● Investing in Frontier Markets: Opportunity, Risk and Role in an Investment Portfolio
By Gavin Graham and Al Emid
Summary via publisher, Wiley
This book makes a compelling case that, just as today’s well-rounded portfolio includes emerging market funds, tomorrow’s well-rounded portfolio will include frontier market funds. More importantly, it alerts you to the vast opportunities and potential pitfalls of investing in frontier markets while providing expert advice and guidance on how to research and invest in the most promising frontier growth markets. Widely considered to be the next emerging markets, frontier markets, such as those of certain sub-Saharan African, Eastern European, Asian, and Central and South American countries, are showing strong signs of reaching economic critical mass.
● Myths, Politicians and Money: The Truth Behind the Free Market
By Bryan Gould
Review via The London School of Economics and Political Science
Gould begins the 243-page Myths, Politicians and Money with a discussion of the American political scientist Francis Fukuyama’s famous proclamation that we had — via the defeat of Fascism at the end of the Second World War and the end of the Cold War some 40 years later — reached the end-state of human political, economic and social development in the form of the liberal democratic nation state. Gould argues that Fukuyama’s analysis didn’t take account of the extent to which democratic institutions can be undermined by the free markets he saw as a necessary element of their effective functioning.
● The Art of Retirement
By Gary Williams
Summary via Bookmasters
What is your definition of a fulfilling life and how does an enjoyable retirement fit into that vision? Life is short; we have a limited time to choose our path, reach or dreams and goals and make our lives gratifying and our legacy everlasting. I wrote The Art of Retirement to serve as a guide; a book to help you with your life’s journey by educating and inspiring you to make the most of your time on this planet or as Ronnie Lott would say, “Exhaust life.” Retirement planning is much more than making sure you have enough money. Of course this is important and thoroughly discussed; certainly the security and lifestyle that money provides is a key part of your life. However, the financial aspect of planning your retirement is just part of the picture.
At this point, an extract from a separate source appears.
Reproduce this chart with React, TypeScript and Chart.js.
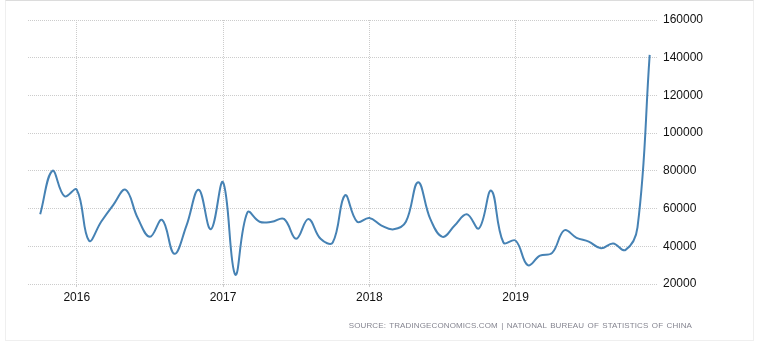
import React, { useEffect, useRef } from "react";
import { Chart, registerables } from "chart.js";

Chart.register(...registerables);

// Monthly observations, Oct 2015 .. Dec 2019
const months: string[] = [
  "2015-10", "2015-11", "2015-12",
  "2016-01", "2016-02", "2016-03", "2016-04", "2016-05", "2016-06", "2016-07", "2016-08", "2016-09", "2016-10", "2016-11", "2016-12",
  "2017-01", "2017-02", "2017-03", "2017-04", "2017-05", "2017-06", "2017-07", "2017-08", "2017-09", "2017-10", "2017-11", "2017-12",
  "2018-01", "2018-02", "2018-03", "2018-04", "2018-05", "2018-06", "2018-07", "2018-08", "2018-09", "2018-10", "2018-11", "2018-12",
  "2019-01", "2019-02", "2019-03", "2019-04", "2019-05", "2019-06", "2019-07", "2019-08", "2019-09", "2019-10", "2019-11", "2019-12",
];

const values: number[] = [
  57000, 80000, 66500,
  70000, 43000, 53000, 62000, 70000, 55000, 45000, 54000, 36000, 51000, 70000, 49000,
  74000, 25000, 58000, 53000, 53000, 54500, 44000, 54500, 44000, 42000, 67000, 53000,
  55000, 51000, 49000, 53000, 74000, 54500, 45000, 51000, 57000, 49500, 69500, 42000,
  43000, 30000, 35000, 36500, 48500, 44500, 42500, 39000, 41500, 38000, 50000, 141500,
];

const yearTicks: string[] = ["2016", "2017", "2018", "2019"];
const yTickMin = 20000;
const yTickMax = 160000;
const yTickStep = 20000;

const sourceText = "SOURCE: TRADINGECONOMICS.COM | NATIONAL BUREAU OF STATISTICS OF CHINA";

export default function App() {
  const canvasRef = useRef<HTMLCanvasElement | null>(null);

  useEffect(() => {
    if (!canvasRef.current) return;
    const points = values.map((v, i) => ({ x: i, y: v }));
    const yearIdx = yearTicks.map((y) => months.indexOf(y + "-01"));

    const chart = new Chart(canvasRef.current, {
      type: "line",
      data: {
        datasets: [
          {
            data: points,
            borderColor: "#4682b4",
            borderWidth: 2,
            pointRadius: 0,
            tension: 0.4,
            fill: false,
          },
        ],
      },
      options: {
        animation: false,
        responsive: false,
        devicePixelRatio: 1,
        layout: { padding: { left: 28, top: 20, right: 0, bottom: 43 } },
        plugins: { legend: { display: false }, tooltip: { enabled: false } },
        scales: {
          x: {
            type: "linear",
            min: -1,
            max: 50.6,
            afterBuildTicks: (scale: any) => {
              scale.ticks = yearIdx.map((v) => ({ value: v }));
            },
            afterFit: (scale: any) => {
              scale.height = 20;
            },
            ticks: {
              autoSkip: false,
              maxRotation: 0,
              padding: 3,
              color: "#111",
              font: { family: "Liberation Sans", size: 12 },
              callback: (v: any) => {
                const k = yearIdx.indexOf(Number(v));
                return k >= 0 ? yearTicks[k] : "";
              },
            },
            grid: { color: "#cccccc", lineWidth: 1, drawTicks: true, tickLength: 3 },
            border: { display: false, dash: [1, 1] },
          },
          y: {
            position: "right",
            min: yTickMin,
            max: yTickMax,
            afterFit: (scale: any) => {
              scale.width = 104;
            },
            ticks: {
              stepSize: yTickStep,
              padding: 6,
              color: "#111",
              font: { family: "Liberation Sans", size: 12 },
              callback: (v: any) => String(v),
            },
            grid: { color: "#cccccc", lineWidth: 1, drawTicks: false },
            border: { display: false, dash: [1, 1] },
          },
        },
      },
    } as any);
    return () => chart.destroy();
  }, []);

  return (
    <div style={{ position: "absolute", left: 0, top: 0, width: 761, height: 347, background: "#fff" }}>
      <div
        style={{
          position: "absolute",
          left: 5,
          top: 0,
          width: 749,
          height: 341,
          boxSizing: "border-box",
          borderLeft: "1px solid #efefef",
          borderRight: "1px solid #efefef",
          borderBottom: "1px solid #efefef",
          borderTop: "1px solid #dcdcdc",
        }}
      />
      <canvas
        ref={canvasRef}
        width={761}
        height={347}
        style={{ position: "absolute", left: 0, top: 0, width: 761, height: 347 }}
      />
      <div
        style={{
          position: "absolute",
          right: 761 - 692,
          top: 320,
          fontFamily: "Liberation Sans",
          fontSize: 8,
          letterSpacing: 0.12,
          wordSpacing: 1,
          color: "#858590",
          whiteSpace: "nowrap",
          lineHeight: "11px",
        }}
      >
        {sourceText}
      </div>
    </div>
  );
}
● The Downfall of Money: Germany’s Hyperinflation and the Destruction of the Middle Class
By Frederick Taylor
Review via Publishers Weekly
British historian Taylor (Dresden) adds to a solid body of work on 20th-century Germany with this chilling account of the human face of hyperinflation in the 1920s Weimar Republic. Many blame the collapse of the German mark on the reparations imposed by the Treaty of Versailles, yet Taylor argues that it was the Second Empire’s decision to finance WWI primarily by borrowing that led to the economic catastrophe. Postwar uprisings on the left and right further destabilized the country’s fragile, young government and diminished confidence in its already-shaky currency. The mark’s value began to tumble, and once the fall gained momentum, “the only way now was down.” Prices rose 50% a month. Hyperinflation made Germany a “paradise for anyone who owed money”; citizens at all levels of society discovered that their fiscal prudence had been for naught. The result was a “war of all against all” and a society of “starving billionaires,” where a doorman received a million-mark tip, a life’s savings bought a subway ticket, and a girl’s virginity was something to barter.
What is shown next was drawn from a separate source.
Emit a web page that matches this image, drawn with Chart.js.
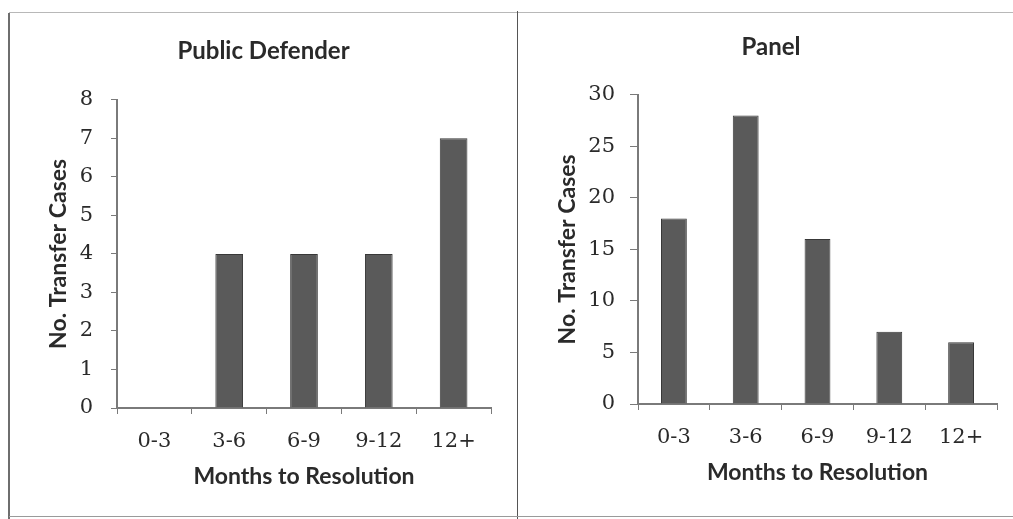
<!DOCTYPE html>
<html>
<head>
<meta charset="utf-8">
<script src="https://cdn.jsdelivr.net/npm/chart.js@4.4.0/dist/chart.umd.min.js"></script>
<style>
  body { margin: 0; background: #fff; }
  #wrap { position: relative; width: 1013px; height: 519px; overflow: hidden; background: #fff; }
  canvas { position: absolute; top: 0; }
  #left { left: 0; }
  #right { left: 518px; }
  .line { position: absolute; }
</style>
</head>
<body>
<div id="wrap">
  <canvas id="left" width="518" height="519"></canvas>
  <canvas id="right" width="495" height="519"></canvas>
  <!-- panel frames -->
  <div class="line" style="left:8px;top:13px;width:2px;height:506px;background:#6e6e6e"></div>
  <div class="line" style="left:9px;top:12px;width:1004px;height:1px;background:#b8b8b8"></div>
  <div class="line" style="left:517px;top:11px;width:1px;height:508px;background:#555"></div>
  <div class="line" style="left:9px;top:516px;width:1004px;height:1px;background:#9a9a9a"></div>
</div>
<script>
// Months-to-resolution buckets shared by both panels
const categories = ['0-3', '3-6', '6-9', '9-12', '12+'];

// Transfer case counts per bucket
const publicDefenderCases = [0, 4, 4, 4, 7];
const panelCases = [18, 28, 16, 7, 6];

// y-axis ranges
const pdMax = 8, pdStep = 1;
const panelMax = 30, panelStep = 5;

const titleFont = { family: 'Lato', size: 24, weight: 'bold' };
const axisTitleFont = { family: 'Lato', size: 23, weight: 'bold' };
const tickFont = { family: 'DejaVu Serif', size: 21 };
const textColor = '#2a2a2a';
const axisColor = '#7a7a7a';

function makeChart(id, title, values, yMax, yStep, opts) {
  return new Chart(document.getElementById(id), {
    type: 'bar',
    data: {
      labels: categories,
      datasets: [{
        data: values,
        backgroundColor: '#5a5a5a',
        borderColor: '#383838',
        borderWidth: 1,
        categoryPercentage: 1,
        barPercentage: opts.barPct
      }]
    },
    options: {
      responsive: false,
      animation: false,
      layout: { padding: opts.padding },
      plugins: {
        legend: { display: false },
        tooltip: { enabled: false },
        title: {
          display: true,
          text: title,
          color: textColor,
          font: titleFont,
          padding: { top: 0, bottom: opts.titleGap }
        }
      },
      scales: {
        x: {
          grid: { display: true, drawOnChartArea: false, tickLength: 6, color: axisColor, offset: true },
          border: { color: axisColor, width: 2 },
          ticks: { color: textColor, font: tickFont, padding: 15 },
          title: { display: true, text: 'Months to Resolution', color: textColor, font: axisTitleFont, padding: { top: 10, bottom: 3 } },
          afterFit: s => { s.height = opts.xHeight; }
        },
        y: {
          min: 0,
          max: yMax,
          grid: { display: true, drawOnChartArea: false, tickLength: opts.yTick, color: axisColor },
          border: { color: axisColor, width: 2 },
          ticks: { stepSize: yStep, color: textColor, font: tickFont, padding: opts.yPad },
          title: { display: true, text: 'No. Transfer Cases', color: textColor, font: axisTitleFont, padding: { top: 9, bottom: 4 } },
          afterFit: s => { s.width = opts.yWidth; }
        }
      }
    }
  });
}

makeChart('left', 'Public Defender', publicDefenderCases, pdMax, pdStep, {
  barPct: 0.37,
  padding: { left: 36, right: 27, top: 37, bottom: 26 },
  titleGap: 34,
  xHeight: 85,
  yWidth: 81,
  yTick: 6,
  yPad: 18
});

makeChart('right', 'Panel', panelCases, panelMax, panelStep, {
  barPct: 0.36,
  padding: { left: 27, right: 16, top: 33, bottom: 30 },
  titleGap: 33,
  xHeight: 85,
  yWidth: 93,
  yTick: 8,
  yPad: 15
});
</script>
</body>
</html>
● Invest Like an Institution: Professional Strategies for Funding a Successful Retirement
By Michael Schlachter
Summary via publisher, Apress/Springer
All too often, when investors go in search of investment advice, they are met with television personalities and so-called investment “gurus” who do little more than push the latest and greatest scheme to retire rich. Your retirement funds—in the form of IRAs, 401(k)s, SEP or Simple IRAs, and other plans you can direct to some degree—are, however, far too precious to bet on the latest scheme, trend, or tip you heard at a party. In Invest Like an Institution: Professional Strategies for Funding a Successful Retirement, Michael Schlachter provides individual investors with the tools they need to build a portfolio that not only protects their wealth but helps it grow for the long term. Result? A comfortable retirement in which you can pursue your dreams and check “bucket list” items off at your leisure. As an advisor to large pension funds and endowments, Michael Schlachter counts among his clients the elite. Institutional investors like the retirement systems of states and major companies, as well as the largest university endowments, are among the few that consistently outperform the market.